Very few policy changes cause more of an uproar among American parents than when they perceive that their children are being stripped of educational advantages.
A recent example of this is the New York City Department of Education’s (DOE) decision to shift school boundary lines in an attempt to relieve overcrowding in one of Brooklyn’s majority white higher-income schools, P.S. 8, in community school district 13 (CSD 13). The proposed rezoning plan would move some students from P.S. 8’s zone to P.S. 307—a school serving predominantly low-income, Black and Latino students.
As reported in various media outlets, this plan has resulted in heated discussions both with P.S. 8 parents who are predictably concerned about the “quality” of education at P.S. 307, and P.S. 307 parents who feel that the DOE is not actively engaging them in the decision-making process. The P.S. 307 parents also are concerned that this change could negatively influence their child’s educational opportunities and that their school is being misrepresented in this debate.
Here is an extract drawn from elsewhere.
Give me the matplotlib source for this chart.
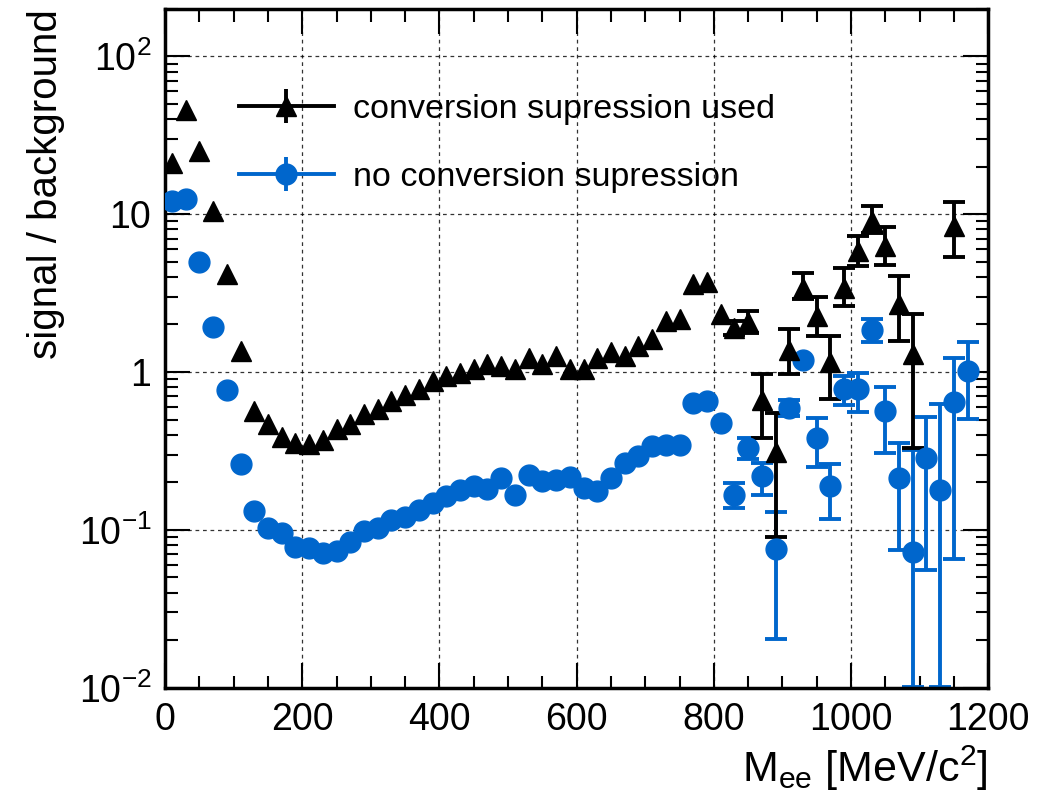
import matplotlib
matplotlib.use("Agg")
import matplotlib.pyplot as plt
import numpy as np
from matplotlib.ticker import FixedLocator, MultipleLocator, LogLocator, NullFormatter, FuncFormatter

plt.rcParams['font.family'] = ['Liberation Sans', 'DejaVu Sans']
plt.rcParams['mathtext.fontset'] = 'custom'
plt.rcParams['mathtext.rm'] = 'Liberation Sans'
plt.rcParams['mathtext.it'] = 'Liberation Sans:italic'

# conversion supression used (black triangles)
mass_conv = [10, 30, 50, 70, 90, 110, 130, 150, 170, 190, 210, 230, 250, 270, 290,
             310, 330, 350, 370, 390, 410, 430, 450, 470, 490, 510, 530, 550, 570, 590,
             610, 630, 650, 670, 690, 710, 730, 750, 770, 790, 810, 830, 850, 870, 890,
             910, 930, 950, 970, 990, 1010, 1030, 1050, 1070, 1090, 1150]
sb_conv = [21, 46, 25, 10.5, 4.2, 1.36, 0.565, 0.47, 0.39, 0.356, 0.348, 0.37, 0.437, 0.466, 0.54,
           0.58, 0.655, 0.72, 0.78, 0.877, 0.94, 0.99, 1.04, 1.12, 1.09, 1.04, 1.23, 1.12, 1.26, 1.04,
           1.04, 1.23, 1.33, 1.26, 1.46, 1.61, 2.11, 2.16, 3.6, 3.7, 2.32, 1.91, 2.06, 0.66, 0.31,
           1.37, 3.43, 2.27, 1.15, 3.43, 5.86, 9.1, 6.3, 2.69, 1.30, 8.47]
# errors hidden behind the marker are left at 0
err_lo_conv = [0, 0, 0, 0, 0, 0, 0, 0, 0, 0, 0, 0, 0, 0, 0,
               0, 0, 0, 0, 0, 0, 0, 0, 0, 0, 0, 0, 0, 0, 0,
               0, 0, 0, 0, 0, 0, 0, 0, 0, 0, 0, 0.2, 0.3, 0.28, 0.22,
               0.40, 0.54, 0.58, 0.48, 0.80, 1.16, 1.5, 1.53, 1.12, 0.97, 3.14]
err_hi_conv = [0, 0, 0, 0, 0, 0, 0, 0, 0, 0, 0, 0, 0, 0, 0,
               0, 0, 0, 0, 0, 0, 0, 0, 0, 0, 0, 0, 0, 0, 0,
               0, 0, 0, 0, 0, 0, 0, 0, 0, 0, 0, 0.2, 0.38, 0.31, 0.24,
               0.50, 0.80, 0.70, 0.53, 1.10, 1.44, 2.1, 2.0, 1.34, 1.03, 3.43]

# no conversion supression (blue circles)
mass_noconv = [10, 30, 50, 70, 90, 110, 130, 150, 170, 190, 210, 230, 250, 270, 290,
               310, 330, 350, 370, 390, 410, 430, 450, 470, 490, 510, 530, 550, 570, 590,
               610, 630, 650, 670, 690, 710, 730, 750, 770, 790, 810, 830, 850, 870, 890,
               910, 930, 950, 970, 990, 1010, 1030, 1050, 1070, 1090, 1110, 1130, 1150, 1170]
sb_noconv = [12.2, 12.4, 4.96, 1.94, 0.77, 0.262, 0.131, 0.103, 0.095, 0.078, 0.077, 0.071, 0.074, 0.084, 0.098,
             0.103, 0.116, 0.121, 0.134, 0.147, 0.163, 0.178, 0.191, 0.182, 0.213, 0.167, 0.224, 0.203, 0.206, 0.217,
             0.185, 0.176, 0.213, 0.266, 0.293, 0.339, 0.347, 0.343, 0.64, 0.655, 0.472, 0.167, 0.331, 0.218, 0.0755,
             0.594, 1.19, 0.38, 0.191, 0.784, 0.776, 1.85, 0.565, 0.213, 0.072, 0.286, 0.180, 0.645, 1.01]
err_lo_noconv = [0, 0, 0, 0, 0, 0, 0, 0, 0, 0, 0, 0, 0, 0, 0,
                 0, 0, 0, 0, 0, 0, 0, 0, 0, 0, 0, 0, 0, 0, 0,
                 0, 0, 0, 0, 0, 0, 0, 0, 0, 0, 0, 0.029, 0.049, 0.051, 0.055,
                 0.068, 0, 0.13, 0.074, 0.17, 0.22, 0.31, 0.26, 0.138, 0.0619, 0.23, 0.1699, 0.58, 0.504]
err_hi_noconv = [0, 0, 0, 0, 0, 0, 0, 0, 0, 0, 0, 0, 0, 0, 0,
                 0, 0, 0, 0, 0, 0, 0, 0, 0, 0, 0, 0, 0, 0, 0,
                 0, 0, 0, 0, 0, 0, 0, 0, 0, 0, 0, 0.031, 0.05, 0.048, 0.055,
                 0.07, 0, 0.13, 0.072, 0.16, 0.21, 0.33, 0.24, 0.14, 0.248, 0.234, 0.444, 0.585, 0.53]

blue = "#0066cc"

fig = plt.figure(figsize=(10.39, 7.96), dpi=100)
ax = fig.add_axes([0.159, 0.136, 0.792, 0.853])


def draw(mass, vals, lo, hi, marker, color, ms):
    mass, vals, lo, hi = map(np.asarray, (mass, vals, lo, hi))
    vis = (lo + hi) > 0
    ax.errorbar(mass[vis], vals[vis], yerr=[lo[vis], hi[vis]], fmt="none", ecolor=color,
                elinewidth=2.8, capsize=8, capthick=2.8, zorder=2)
    ax.plot(mass, vals, linestyle="none", marker=marker, ms=ms, color=color, zorder=3)


draw(mass_noconv, sb_noconv, err_lo_noconv, err_hi_noconv, "o", blue, 15)
draw(mass_conv, sb_conv, err_lo_conv, err_hi_conv, "^", "black", 15)

# legend proxies (line + marker + vertical error line)
h_conv = ax.errorbar([np.nan], [np.nan], yerr=[1], fmt="-^", color="black", ms=15, lw=2.8,
                     elinewidth=2.8, capsize=0)
h_noconv = ax.errorbar([np.nan], [np.nan], yerr=[1], fmt="-o", color=blue, ms=15, lw=2.8,
                       elinewidth=2.8, capsize=0)

ax.set_yscale("log")
ax.set_xlim(0, 1200)
ax.set_ylim(0.01, 200)

ax.xaxis.set_major_locator(MultipleLocator(200))
ax.xaxis.set_minor_locator(MultipleLocator(50))
ax.yaxis.set_major_locator(FixedLocator([0.01, 0.1, 1, 10, 100]))
ax.yaxis.set_minor_locator(LogLocator(base=10, subs=np.arange(2, 10)))
ax.yaxis.set_minor_formatter(NullFormatter())
ylabels = {0.01: r"$10^{-2}$", 0.1: r"$10^{-1}$", 1: "1", 10: "10", 100: r"$10^{2}$"}
ax.yaxis.set_major_formatter(FuncFormatter(lambda v, p: ylabels.get(round(v, 3), "")))

ax.tick_params(which="both", direction="in", top=True, right=True, labelsize=27, width=1.5)
ax.tick_params(which="major", length=18, pad=10)
ax.tick_params(which="minor", length=9)
for s in ax.spines.values():
    s.set_linewidth(2.5)

ax.grid(True, which="major", linestyle=(0, (3, 3)), color="black", linewidth=0.9, alpha=0.8)

ax.set_ylabel("signal / background", fontsize=29, loc="top", labelpad=10)
ax.set_xlabel(r"M$_{\rm ee}$ [MeV/c$^{2}$]", fontsize=31, loc="right", labelpad=4)

ax.legend([h_conv, h_noconv], ["conversion supression used", "no conversion supression"],
          loc="upper left", bbox_to_anchor=(0.052, 0.92), frameon=False, fontsize=24.5,
          handlelength=2.8, labelspacing=1.1, handletextpad=0.55)

fig.savefig("out.png", dpi=100)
As mothers and urban education researchers, we suggest that the DOE and the parents in this community have an opportunity to simultaneously relieve overcrowding and deliberately desegregate schools. The research evidence shows that integrating schools and reducing racial isolation benefits all children, including advantaged white children.
In our two recent books published this year, one by Molly Vollman Makris on the relationship among gentrification, public housing, and school choice across the Hudson River in Hoboken, New Jersey, and another by Allison Roda on inequality in gifted and talented programs in NYC, we found that when advantaged, white parents are faced with a local school that is majority black or Latino and low-income, they strive to find a whiter, higher-status program or school. This occurs even though these parents often are liberal-minded individuals who claim to be bothered by school segregation and frequently cite diversity as a reason why they choose to live in an urban community.
As we assert in our books, white, advantaged parents tend to self-segregate in boutique, majority white charter schools in Hoboken and specialized, majority white gifted and talented programs in NYC to avoid the very “diversity” which they claim to value.
While this may seem hypocritical it is also understandable. Without structures in place to create truly integrated school options and regulate school choice, white advantaged parents feel they would have to make an individual choice to send their child to a school where they will not “fit in” and where widely available test score data often appear to confirm their worst fears about the quality of education.
Of course, there are also underlying preconceived notions of race and class and parent perceptions of school quality based upon standardized test scores that have clear correlations to race and class. This is why the overcrowding issue in the city can and should be used in a positive way to promote desegregation for parents in one of the most segregated school systems in America.
Importantly, this rezoning will influence families in the gentrified communities of Brooklyn Heights, Dumbo, and Vinegar Hill. The hip Brooklyn community of Dumbo, for example, is one of the most gentrified in NYC. In fact, Dumbo has a median home value of $1.2 million, median rental price of nearly $5,000 per month, and a median family income of about $215,745—compared to $46,085 for Brooklyn as a whole.
With gentrification and super-gentrification come rapid shifts in development that have left urban neighborhoods with a divided community of advantaged residents living side-by-side with low-income public housing residents. In many ways this community and this controversy represent the dichotomous city New York has become.
We are both white, middle-class mothers who have to grapple with these same difficult decisions for our own children. We understand that parents want the best education for their children. The trouble is that as parents, we are too often faced with extremes. It is hard to find a truly diverse school option.
In our own experiences with school selection for our children, we have at times been faced with deciding between neighborhood schools that are highly segregated and have, at times, opted for other schools through school choice policies. In the end, we chose public schools — P.S. 333 Manhattan School for Children and a universal public pre-K program in Hoboken — but we continue to struggle with these decisions.
This experience just validated for us the importance of urban school reform policies creating diverse school choices. The proposed rezoning plan in Brooklyn could create a diverse school option in P.S. 307 without individual parents having to make a difficult choice alone.
If the advantaged parents would take a collective leap and commit to working with the parents, administration, and staff at P.S. 307, they could have a very real opportunity to provide children in this community the opportunity to learn together and from one another in a truly diverse setting. If parents choose instead to not even consider P.S. 307 and threaten to look only at segregated private schools or boutique charter schools, they are doing a great disservice to their children and to the community at large.
When the Community Education Council votes on the rezoning proposal we hope that school diversity is the outcome. We also hope that the P.S. 8 parents who will be faced with this change give the school a chance and get to know their neighbors at P.S. 307. As these thoughtful parents undoubtedly teach their children, they should not simply “judge a book by its cover.”
Parents in this community and the DOE have the chance to become part of a model for school diversity, not only for other NYC neighborhoods (e.g. the Upper West Side) faced with similar challenges, but across the country as our children become more diverse and our schools more segregated. When the structures are in place to create diverse schools, parents will be granted the option to choose diversity and to serve as an example for larger systemic changes.
Diversity in all its forms should be considered hip inside school walls as well as in the broader gentrified community.